Start SOURCE MATERIAL

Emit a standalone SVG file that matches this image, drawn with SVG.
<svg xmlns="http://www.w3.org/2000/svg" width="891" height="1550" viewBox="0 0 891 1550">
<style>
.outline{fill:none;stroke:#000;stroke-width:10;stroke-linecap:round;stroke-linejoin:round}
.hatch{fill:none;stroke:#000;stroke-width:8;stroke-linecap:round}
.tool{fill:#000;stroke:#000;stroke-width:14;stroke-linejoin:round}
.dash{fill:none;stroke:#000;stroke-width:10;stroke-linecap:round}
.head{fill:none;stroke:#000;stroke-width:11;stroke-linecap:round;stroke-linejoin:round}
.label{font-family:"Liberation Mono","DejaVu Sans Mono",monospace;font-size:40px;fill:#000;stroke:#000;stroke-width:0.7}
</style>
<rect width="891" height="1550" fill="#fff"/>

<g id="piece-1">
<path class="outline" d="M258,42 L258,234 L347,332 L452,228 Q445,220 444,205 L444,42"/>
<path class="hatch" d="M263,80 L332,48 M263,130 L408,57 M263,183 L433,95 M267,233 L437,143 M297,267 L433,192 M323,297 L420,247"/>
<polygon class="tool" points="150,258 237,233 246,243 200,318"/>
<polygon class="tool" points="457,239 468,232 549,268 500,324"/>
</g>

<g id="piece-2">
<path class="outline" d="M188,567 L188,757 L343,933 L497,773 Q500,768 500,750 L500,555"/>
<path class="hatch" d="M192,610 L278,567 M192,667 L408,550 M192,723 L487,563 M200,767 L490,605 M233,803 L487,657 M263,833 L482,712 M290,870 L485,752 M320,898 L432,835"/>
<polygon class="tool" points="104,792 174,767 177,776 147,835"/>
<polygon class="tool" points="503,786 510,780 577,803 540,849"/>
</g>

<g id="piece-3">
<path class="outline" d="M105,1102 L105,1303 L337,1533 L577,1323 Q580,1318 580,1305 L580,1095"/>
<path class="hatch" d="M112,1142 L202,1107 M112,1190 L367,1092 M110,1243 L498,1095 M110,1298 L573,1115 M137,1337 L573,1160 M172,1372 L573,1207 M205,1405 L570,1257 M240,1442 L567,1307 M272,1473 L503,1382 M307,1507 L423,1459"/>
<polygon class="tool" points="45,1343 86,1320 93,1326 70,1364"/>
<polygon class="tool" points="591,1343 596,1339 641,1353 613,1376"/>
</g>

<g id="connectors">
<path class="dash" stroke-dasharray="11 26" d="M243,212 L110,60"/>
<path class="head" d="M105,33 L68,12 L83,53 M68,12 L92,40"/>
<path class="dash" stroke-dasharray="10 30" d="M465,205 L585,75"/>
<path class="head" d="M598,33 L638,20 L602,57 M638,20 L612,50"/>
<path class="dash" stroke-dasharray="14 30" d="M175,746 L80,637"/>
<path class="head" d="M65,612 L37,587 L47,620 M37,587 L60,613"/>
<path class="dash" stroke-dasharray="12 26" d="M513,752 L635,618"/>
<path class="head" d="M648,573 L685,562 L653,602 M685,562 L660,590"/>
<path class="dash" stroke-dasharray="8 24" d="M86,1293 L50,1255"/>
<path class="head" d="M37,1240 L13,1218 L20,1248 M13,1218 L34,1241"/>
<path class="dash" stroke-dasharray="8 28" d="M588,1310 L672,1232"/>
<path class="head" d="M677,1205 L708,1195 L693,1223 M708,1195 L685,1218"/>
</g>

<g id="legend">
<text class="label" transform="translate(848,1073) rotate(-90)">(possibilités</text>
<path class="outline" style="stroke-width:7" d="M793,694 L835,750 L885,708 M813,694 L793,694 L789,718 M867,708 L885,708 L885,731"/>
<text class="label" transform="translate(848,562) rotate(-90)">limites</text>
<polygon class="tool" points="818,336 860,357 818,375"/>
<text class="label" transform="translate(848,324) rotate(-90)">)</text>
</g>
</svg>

End SOURCE MATERIAL

§ **THE PROBLEM**:
Extract the complete listing above, reproducing each line exactly.

§ **TASK OUTPUT**:
Emit a standalone SVG file that matches this image, drawn with SVG.
<svg xmlns="http://www.w3.org/2000/svg" width="891" height="1550" viewBox="0 0 891 1550">
<style>
.outline{fill:none;stroke:#000;stroke-width:10;stroke-linecap:round;stroke-linejoin:round}
.hatch{fill:none;stroke:#000;stroke-width:8;stroke-linecap:round}
.tool{fill:#000;stroke:#000;stroke-width:14;stroke-linejoin:round}
.dash{fill:none;stroke:#000;stroke-width:10;stroke-linecap:round}
.head{fill:none;stroke:#000;stroke-width:11;stroke-linecap:round;stroke-linejoin:round}
.label{font-family:"Liberation Mono","DejaVu Sans Mono",monospace;font-size:40px;fill:#000;stroke:#000;stroke-width:0.7}
</style>
<rect width="891" height="1550" fill="#fff"/>

<g id="piece-1">
<path class="outline" d="M258,42 L258,234 L347,332 L452,228 Q445,220 444,205 L444,42"/>
<path class="hatch" d="M263,80 L332,48 M263,130 L408,57 M263,183 L433,95 M267,233 L437,143 M297,267 L433,192 M323,297 L420,247"/>
<polygon class="tool" points="150,258 237,233 246,243 200,318"/>
<polygon class="tool" points="457,239 468,232 549,268 500,324"/>
</g>

<g id="piece-2">
<path class="outline" d="M188,567 L188,757 L343,933 L497,773 Q500,768 500,750 L500,555"/>
<path class="hatch" d="M192,610 L278,567 M192,667 L408,550 M192,723 L487,563 M200,767 L490,605 M233,803 L487,657 M263,833 L482,712 M290,870 L485,752 M320,898 L432,835"/>
<polygon class="tool" points="104,792 174,767 177,776 147,835"/>
<polygon class="tool" points="503,786 510,780 577,803 540,849"/>
</g>

<g id="piece-3">
<path class="outline" d="M105,1102 L105,1303 L337,1533 L577,1323 Q580,1318 580,1305 L580,1095"/>
<path class="hatch" d="M112,1142 L202,1107 M112,1190 L367,1092 M110,1243 L498,1095 M110,1298 L573,1115 M137,1337 L573,1160 M172,1372 L573,1207 M205,1405 L570,1257 M240,1442 L567,1307 M272,1473 L503,1382 M307,1507 L423,1459"/>
<polygon class="tool" points="45,1343 86,1320 93,1326 70,1364"/>
<polygon class="tool" points="591,1343 596,1339 641,1353 613,1376"/>
</g>

<g id="connectors">
<path class="dash" stroke-dasharray="11 26" d="M243,212 L110,60"/>
<path class="head" d="M105,33 L68,12 L83,53 M68,12 L92,40"/>
<path class="dash" stroke-dasharray="10 30" d="M465,205 L585,75"/>
<path class="head" d="M598,33 L638,20 L602,57 M638,20 L612,50"/>
<path class="dash" stroke-dasharray="14 30" d="M175,746 L80,637"/>
<path class="head" d="M65,612 L37,587 L47,620 M37,587 L60,613"/>
<path class="dash" stroke-dasharray="12 26" d="M513,752 L635,618"/>
<path class="head" d="M648,573 L685,562 L653,602 M685,562 L660,590"/>
<path class="dash" stroke-dasharray="8 24" d="M86,1293 L50,1255"/>
<path class="head" d="M37,1240 L13,1218 L20,1248 M13,1218 L34,1241"/>
<path class="dash" stroke-dasharray="8 28" d="M588,1310 L672,1232"/>
<path class="head" d="M677,1205 L708,1195 L693,1223 M708,1195 L685,1218"/>
</g>

<g id="legend">
<text class="label" transform="translate(848,1073) rotate(-90)">(possibilités</text>
<path class="outline" style="stroke-width:7" d="M793,694 L835,750 L885,708 M813,694 L793,694 L789,718 M867,708 L885,708 L885,731"/>
<text class="label" transform="translate(848,562) rotate(-90)">limites</text>
<polygon class="tool" points="818,336 860,357 818,375"/>
<text class="label" transform="translate(848,324) rotate(-90)">)</text>
</g>
</svg>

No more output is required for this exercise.